Un premier jeune manifestant a été trainé par 4 flics. Ses amis ont accouru à son secours, et ont été spontanément suivis par des dizaines de personnes qui assistaient à la scène. Les policiers, surpris par un  tel mouvement de foule et de solidarité, ont vite relâché le manifestant. Les gens ont commencé à applaudir cette libération, quand le gaz nous a obligé de courir dans tous les sens et de nous disperser.


Ce jeu du chat et de la souris a duré quelques dizaines de minutes, quand les renforts de flics sont arrivés et ont décidé de charger, cette fois dans toutes les directions et simultanément dans toutes les rues perpendiculaires à l'Avenue. J'ai été emporté par la foule dans l'Avenue de France. C'est là qu'on a compris que les policiers nous cernaient, par devant et par derrière, ce qui nous a obligé à prendre les premières ruelles qu'on croisait.


Les flics nous poursuivaient toujours en lançant du gaz. Je me suis alors réfugié avec une quinzaine de manifestants dans une cage d'escalier, ayant de plus en plus de mal à courir et respirer à cause du gaz. Nous avons pris les escaliers et étions tous dans un sale état. Certains n'arrivaient plus à bouger au bout de quelques marches, tellement ils suffoquaient. J'ai essayé d'ouvrir la fenêtre du premier étage de l'immeuble, mais elle était condamnée. L'air était de plus en plus concentré en gaz. J'ai réussi à monter au deuxième étage où la fenêtre était ouverte. J'ai respiré un peu d'air frais, les gens toussaient et pleuraient autour de moi. Une habitante de l'immeuble a ouvert sa porte et nous a proposé de l'aide. Je lui ai demandé de nous filer du citron pour nous soulager un peu. 


Après avoir repris mes esprits, j'ai quitté l'immeuble. Les policiers étaient partout, bloquant surtout les issues vers l'Avenue HB et poursuivant toujours les gens. J'ai rencontré des gens affolés, entrain de tousser et de suffoquer. J'ai aperçu les premiers blessés secourus par leurs amis. J'ai réussi à me faufiler en direction du "Passage" où une bataille rangée opposait policiers et jeteurs de pierres. Je me suis dirigé vers l'avenue de Londres avec d'autres manifestants, quand 3 fourgons remplis de policiers nous ont poursuivi en zigzaguant et en percutant les voitures stationnées et celles qui circulaient. La scène était invraisemblable. C'est là où ils ont cerné un groupe de jeunes, sont sortis de leurs véhicules et les ont matraqué avec une violence inouïe. Ils ont emporté deux jeunes, le troisième était à terre et ne bougeait plus. Il était apparemment gravement blessé. Quelques minutes après, une ambulance est venue le chercher.
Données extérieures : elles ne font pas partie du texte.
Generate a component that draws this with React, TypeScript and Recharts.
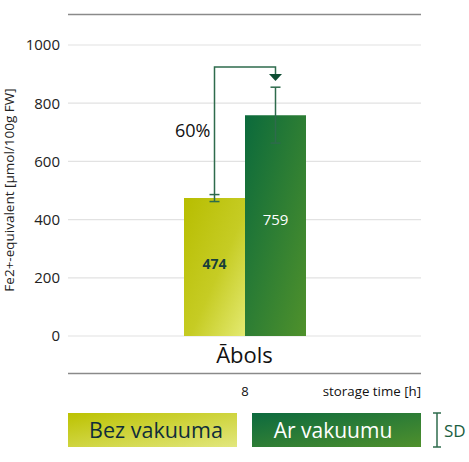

Je n'ai jamais de ma vie assisté à autant de violence et de déchainement de la part des policiers. Ils n'avaient aucune considération pour les gens qu'ils poursuivaient, leur seul objectif était de frapper, de leur faire mal. Il est vrai que j'ai vu des jeunes jeter des pierres sur les flics, mais ils étaient minoritaires et isolés du reste des manifestants pacifiques. Je n'ai vu aucun cocktail Molotov. Je n'ai pas non plu aperçu de milices accompagnant les policiers.


Ce qui devait être une manifestation pacifique s'est transformée en une véritable chasse à l'homme. Les gens avaient peur, les passants rebroussaient chemin en courant, les voitures faisaient demi-tour. Les policiers ne se contentaient pas seulement de faire respecter l'interdiction de manifester à l'Avenue HB, ils pourchassaient les gens dans tout le quartier. On lisait la terreur dans le visage des manifestants et des passants. Aujourd'hui, j'ai mesuré à sa juste valeur la violence de l’État tunisien, et réalisé que l'État policier de Ben Ali est encore debout et en pleine forme.